Given data:
━━━━━━━━━━
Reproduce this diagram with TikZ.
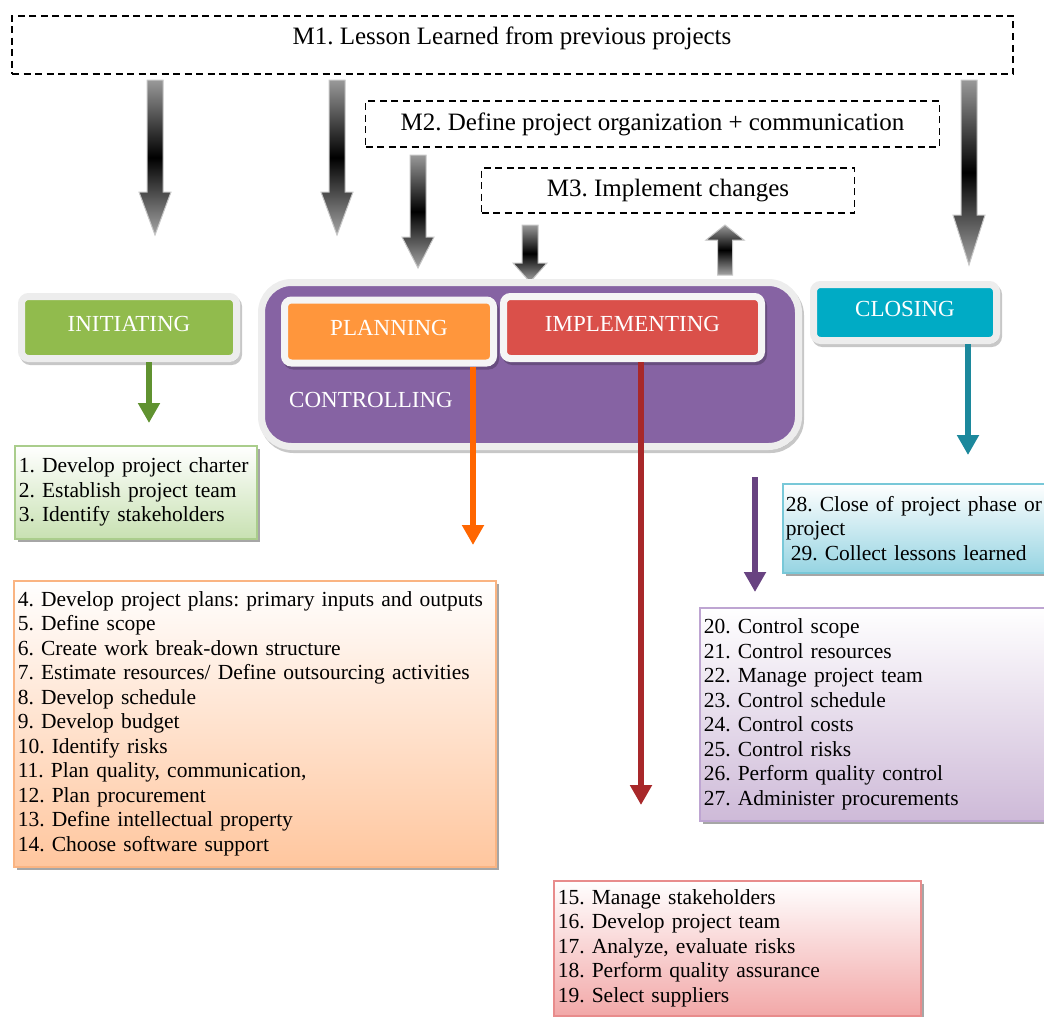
\documentclass[tikz,border=0pt]{standalone}
\usepackage{fontspec}
\setmainfont{Liberation Serif}
\usetikzlibrary{arrows.meta,calc}
\frenchspacing
\definecolor{cinit}{RGB}{145,187,77}
\definecolor{cplan}{RGB}{255,150,60}
\definecolor{cimpl}{RGB}{218,80,74}
\definecolor{cclose}{RGB}{0,171,197}
\definecolor{cctrl}{RGB}{134,99,163}
\definecolor{ainit}{RGB}{96,146,48}
\definecolor{aplan}{RGB}{255,102,0}
\definecolor{aimpl}{RGB}{168,40,42}
\definecolor{aclose}{RGB}{28,136,156}
\definecolor{actrl}{RGB}{104,67,129}
\definecolor{linit}{RGB}{200,225,178}
\definecolor{binit}{RGB}{170,205,140}
\definecolor{lplan}{RGB}{255,198,158}
\definecolor{bplan}{RGB}{250,180,130}
\definecolor{limpl}{RGB}{242,168,168}
\definecolor{bimpl}{RGB}{232,140,140}
\definecolor{lctrl}{RGB}{206,186,216}
\definecolor{bctrl}{RGB}{190,165,210}
\definecolor{lclose}{RGB}{150,212,226}
\definecolor{bclose}{RGB}{120,200,216}
\newcommand\shadearrow[5]{%
  \path[top color=gray!80, bottom color=gray!70, middle color=black,
        draw=gray!45, line width=1pt]
    let \p1=(#1), \p2=(#2) in
    (\x1-#3,\y1) -- (\x1+#3,\y1) -- (\x1+#3,{\y2+(#5)}) -- (\x1+#4,{\y2+(#5)})
    -- (\x2,\y2) -- (\x1-#4,{\y2+(#5)}) -- (\x1-#3,{\y2+(#5)}) -- cycle;}
\begin{document}
\begin{tikzpicture}[x=1pt,y=-1pt,
  dbox/.style={draw=black, line width=1.8pt, dash pattern=on 7pt off 4.5pt, inner sep=0pt},
  mtext/.style={font=\fontsize{25}{28}\selectfont, inner sep=0pt},
  phase/.style={draw=black!7, line width=7pt, rounded corners=7pt, text=white,
     font=\fontsize{23}{26}\selectfont, inner sep=0pt, text depth=8pt,
     preaction={draw=black, fill=black, opacity=0.22, line width=7pt,
       transform canvas={xshift=2pt,yshift=-3pt}}},
  lst/.style={anchor=north west, align=left, inner xsep=4pt, inner ysep=0pt,
     font=\fontsize{21.5}{24.5}\selectfont, line width=1.5pt,
     execute at begin node={\hyphenpenalty=10000 },
     preaction={fill=black!35, transform canvas={xshift=3pt,yshift=-3pt}}},
  carrow/.style={line width=6.5pt, -{Triangle[width=21pt,length=20pt]}}
  ]
\useasboundingbox (0,0) rectangle (1044,1017);
\clip (0,0) rectangle (1044,1017);

% dashed milestone boxes
\node[dbox, minimum width=1001pt, minimum height=58pt] (m1) at (512.5,45) {};
\node[mtext] (m1t) at (512,38) {M1. Lesson Learned from previous projects};
\node[dbox, mtext, minimum width=574pt, minimum height=46pt] (m2) at (652.5,124) {M2. Define project organization + communication};
\node[dbox, mtext, minimum width=373pt, minimum height=45pt] (m3) at (668,190.5) {M3. Implement changes};

% gray shaded arrows
\coordinate (g1s) at (155,80);  \coordinate (g1e) at (155,235);
\coordinate (g2s) at (337,80);  \coordinate (g2e) at (337,235);
\coordinate (g3s) at (418,155); \coordinate (g3e) at (418,268);
\coordinate (g4s) at (969,80);  \coordinate (g4e) at (969,265);
\coordinate (g5s) at (530,225); \coordinate (g5e) at (530,282);
\coordinate (g6s) at (725,275); \coordinate (g6e) at (725,225);
\shadearrow{g1s}{g1e}{8pt}{16pt}{43pt}
\shadearrow{g2s}{g2e}{8pt}{16pt}{43pt}
\shadearrow{g3s}{g3e}{8pt}{16pt}{31pt}
\shadearrow{g4s}{g4e}{8pt}{16pt}{50pt}
\shadearrow{g5s}{g5e}{8pt}{17pt}{19pt}
\shadearrow{g6s}{g6e}{7.5pt}{19pt}{-15pt}

% phase boxes
\node[phase, fill=cinit, minimum width=215pt, minimum height=62pt] (init) at (129,327.5) {INITIATING};
\node[phase, fill=cctrl, rounded corners=30pt, minimum width=537pt, minimum height=164pt] (ctrl) at (530,364.5) {};
\node[inner sep=0pt, text=white, font=\fontsize{23}{26}\selectfont] (ctrlt) at (371,400) {CONTROLLING};
\node[phase, draw=black!4, fill=cplan, minimum width=209pt, minimum height=63pt] (plan) at (389,331.5) {PLANNING};
\node[phase, draw=black!4, fill=cimpl, minimum width=258pt, minimum height=62pt] (impl) at (632.5,327.5) {IMPLEMENTING};
\node[phase, fill=cclose, minimum width=183pt, minimum height=56pt] (close) at (905,312.5) {CLOSING};

% lists
\node[lst, draw=binit, top color=white, bottom color=linit, text width=234pt, minimum height=93pt] (ilist) at (14,445)
 {1. Develop project charter\\2. Establish project team\\3. Identify stakeholders};
\node[lst, draw=bplan, top color=white, bottom color=lplan, text width=474pt, minimum height=286pt] (plist) at (13,580)
 {4. Develop project plans: primary inputs and outputs\\5. Define scope\\6. Create work break-down structure\\7. Estimate resources/ Define outsourcing activities\\8. Develop schedule\\9. Develop budget\\10. Identify risks\\11. Plan quality, communication,\\12. Plan procurement\\13. Define intellectual property\\14. Choose software support};
\node[lst, draw=bimpl, top color=white, bottom color=limpl, text width=359pt, minimum height=135pt] (rlist) at (553,880)
 {15. Manage stakeholders\\16. Develop project team\\17. Analyze, evaluate risks\\18. Perform quality assurance\\19. Select suppliers};
\node[lst, draw=bctrl, top color=white, bottom color=lctrl, text width=350pt, minimum height=213pt] (qlist) at (699,607)
 {20. Control scope\\21. Control resources\\22. Manage project team\\23. Control schedule\\24. Control costs\\25. Control risks\\26. Perform quality control\\27. Administer procurements};
\node[lst, draw=bclose, top color=white, bottom color=lclose, inner xsep=3pt, text width=280pt, minimum height=89pt] (tlist) at (782,483)
 {28. Close of project phase or\\project\\\hspace*{5pt}29. Collect lessons learned};

% colored connectors
\draw[carrow, draw=ainit, fill=ainit, shorten >=22pt] ([xshift=20pt]init.south) -- ([xshift=20pt]init.south |- ilist.north);
\draw[carrow, draw=aplan, fill=aplan, shorten >=35pt] ([xshift=84pt]plan.south) -- ([xshift=84pt]plan.south |- plist.north);
\draw[carrow, draw=aimpl, fill=aimpl, shorten >=75pt] ([xshift=8.5pt]impl.south) -- ([xshift=8.5pt]impl.south |- rlist.north);
\draw[carrow, draw=aclose, fill=aclose, shorten >=28pt] ([xshift=63pt]close.south) -- ([xshift=63pt]close.south |- tlist.north);
\draw[carrow, draw=actrl, fill=actrl, shorten <=27pt, shorten >=15pt] ([xshift=225pt]ctrl.south) -- ([xshift=225pt]ctrl.south |- qlist.north);
\end{tikzpicture}
\end{document}
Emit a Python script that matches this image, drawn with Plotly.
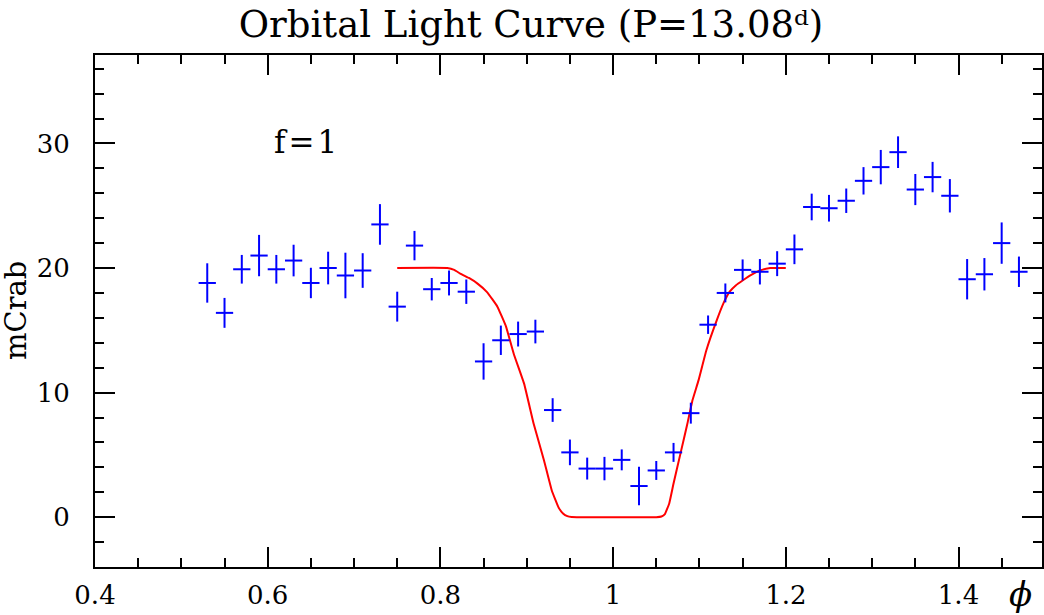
━━━━━━━━━━
Stated task: Write out every entry again word for word, without any of the pictures.

Solution for this task:
Reproduce this diagram with TikZ.
\documentclass[tikz,border=0pt]{standalone}
\usepackage{fontspec}
\setmainfont{Liberation Serif}
\usetikzlibrary{arrows.meta,calc}
\frenchspacing
\definecolor{cinit}{RGB}{145,187,77}
\definecolor{cplan}{RGB}{255,150,60}
\definecolor{cimpl}{RGB}{218,80,74}
\definecolor{cclose}{RGB}{0,171,197}
\definecolor{cctrl}{RGB}{134,99,163}
\definecolor{ainit}{RGB}{96,146,48}
\definecolor{aplan}{RGB}{255,102,0}
\definecolor{aimpl}{RGB}{168,40,42}
\definecolor{aclose}{RGB}{28,136,156}
\definecolor{actrl}{RGB}{104,67,129}
\definecolor{linit}{RGB}{200,225,178}
\definecolor{binit}{RGB}{170,205,140}
\definecolor{lplan}{RGB}{255,198,158}
\definecolor{bplan}{RGB}{250,180,130}
\definecolor{limpl}{RGB}{242,168,168}
\definecolor{bimpl}{RGB}{232,140,140}
\definecolor{lctrl}{RGB}{206,186,216}
\definecolor{bctrl}{RGB}{190,165,210}
\definecolor{lclose}{RGB}{150,212,226}
\definecolor{bclose}{RGB}{120,200,216}
\newcommand\shadearrow[5]{%
  \path[top color=gray!80, bottom color=gray!70, middle color=black,
        draw=gray!45, line width=1pt]
    let \p1=(#1), \p2=(#2) in
    (\x1-#3,\y1) -- (\x1+#3,\y1) -- (\x1+#3,{\y2+(#5)}) -- (\x1+#4,{\y2+(#5)})
    -- (\x2,\y2) -- (\x1-#4,{\y2+(#5)}) -- (\x1-#3,{\y2+(#5)}) -- cycle;}
\begin{document}
\begin{tikzpicture}[x=1pt,y=-1pt,
  dbox/.style={draw=black, line width=1.8pt, dash pattern=on 7pt off 4.5pt, inner sep=0pt},
  mtext/.style={font=\fontsize{25}{28}\selectfont, inner sep=0pt},
  phase/.style={draw=black!7, line width=7pt, rounded corners=7pt, text=white,
     font=\fontsize{23}{26}\selectfont, inner sep=0pt, text depth=8pt,
     preaction={draw=black, fill=black, opacity=0.22, line width=7pt,
       transform canvas={xshift=2pt,yshift=-3pt}}},
  lst/.style={anchor=north west, align=left, inner xsep=4pt, inner ysep=0pt,
     font=\fontsize{21.5}{24.5}\selectfont, line width=1.5pt,
     execute at begin node={\hyphenpenalty=10000 },
     preaction={fill=black!35, transform canvas={xshift=3pt,yshift=-3pt}}},
  carrow/.style={line width=6.5pt, -{Triangle[width=21pt,length=20pt]}}
  ]
\useasboundingbox (0,0) rectangle (1044,1017);
\clip (0,0) rectangle (1044,1017);

% dashed milestone boxes
\node[dbox, minimum width=1001pt, minimum height=58pt] (m1) at (512.5,45) {};
\node[mtext] (m1t) at (512,38) {M1. Lesson Learned from previous projects};
\node[dbox, mtext, minimum width=574pt, minimum height=46pt] (m2) at (652.5,124) {M2. Define project organization + communication};
\node[dbox, mtext, minimum width=373pt, minimum height=45pt] (m3) at (668,190.5) {M3. Implement changes};

% gray shaded arrows
\coordinate (g1s) at (155,80);  \coordinate (g1e) at (155,235);
\coordinate (g2s) at (337,80);  \coordinate (g2e) at (337,235);
\coordinate (g3s) at (418,155); \coordinate (g3e) at (418,268);
\coordinate (g4s) at (969,80);  \coordinate (g4e) at (969,265);
\coordinate (g5s) at (530,225); \coordinate (g5e) at (530,282);
\coordinate (g6s) at (725,275); \coordinate (g6e) at (725,225);
\shadearrow{g1s}{g1e}{8pt}{16pt}{43pt}
\shadearrow{g2s}{g2e}{8pt}{16pt}{43pt}
\shadearrow{g3s}{g3e}{8pt}{16pt}{31pt}
\shadearrow{g4s}{g4e}{8pt}{16pt}{50pt}
\shadearrow{g5s}{g5e}{8pt}{17pt}{19pt}
\shadearrow{g6s}{g6e}{7.5pt}{19pt}{-15pt}

% phase boxes
\node[phase, fill=cinit, minimum width=215pt, minimum height=62pt] (init) at (129,327.5) {INITIATING};
\node[phase, fill=cctrl, rounded corners=30pt, minimum width=537pt, minimum height=164pt] (ctrl) at (530,364.5) {};
\node[inner sep=0pt, text=white, font=\fontsize{23}{26}\selectfont] (ctrlt) at (371,400) {CONTROLLING};
\node[phase, draw=black!4, fill=cplan, minimum width=209pt, minimum height=63pt] (plan) at (389,331.5) {PLANNING};
\node[phase, draw=black!4, fill=cimpl, minimum width=258pt, minimum height=62pt] (impl) at (632.5,327.5) {IMPLEMENTING};
\node[phase, fill=cclose, minimum width=183pt, minimum height=56pt] (close) at (905,312.5) {CLOSING};

% lists
\node[lst, draw=binit, top color=white, bottom color=linit, text width=234pt, minimum height=93pt] (ilist) at (14,445)
 {1. Develop project charter\\2. Establish project team\\3. Identify stakeholders};
\node[lst, draw=bplan, top color=white, bottom color=lplan, text width=474pt, minimum height=286pt] (plist) at (13,580)
 {4. Develop project plans: primary inputs and outputs\\5. Define scope\\6. Create work break-down structure\\7. Estimate resources/ Define outsourcing activities\\8. Develop schedule\\9. Develop budget\\10. Identify risks\\11. Plan quality, communication,\\12. Plan procurement\\13. Define intellectual property\\14. Choose software support};
\node[lst, draw=bimpl, top color=white, bottom color=limpl, text width=359pt, minimum height=135pt] (rlist) at (553,880)
 {15. Manage stakeholders\\16. Develop project team\\17. Analyze, evaluate risks\\18. Perform quality assurance\\19. Select suppliers};
\node[lst, draw=bctrl, top color=white, bottom color=lctrl, text width=350pt, minimum height=213pt] (qlist) at (699,607)
 {20. Control scope\\21. Control resources\\22. Manage project team\\23. Control schedule\\24. Control costs\\25. Control risks\\26. Perform quality control\\27. Administer procurements};
\node[lst, draw=bclose, top color=white, bottom color=lclose, inner xsep=3pt, text width=280pt, minimum height=89pt] (tlist) at (782,483)
 {28. Close of project phase or\\project\\\hspace*{5pt}29. Collect lessons learned};

% colored connectors
\draw[carrow, draw=ainit, fill=ainit, shorten >=22pt] ([xshift=20pt]init.south) -- ([xshift=20pt]init.south |- ilist.north);
\draw[carrow, draw=aplan, fill=aplan, shorten >=35pt] ([xshift=84pt]plan.south) -- ([xshift=84pt]plan.south |- plist.north);
\draw[carrow, draw=aimpl, fill=aimpl, shorten >=75pt] ([xshift=8.5pt]impl.south) -- ([xshift=8.5pt]impl.south |- rlist.north);
\draw[carrow, draw=aclose, fill=aclose, shorten >=28pt] ([xshift=63pt]close.south) -- ([xshift=63pt]close.south |- tlist.north);
\draw[carrow, draw=actrl, fill=actrl, shorten <=27pt, shorten >=15pt] ([xshift=225pt]ctrl.south) -- ([xshift=225pt]ctrl.south |- qlist.north);
\end{tikzpicture}
\end{document}
Emit a Python script that matches this image, drawn with Plotly.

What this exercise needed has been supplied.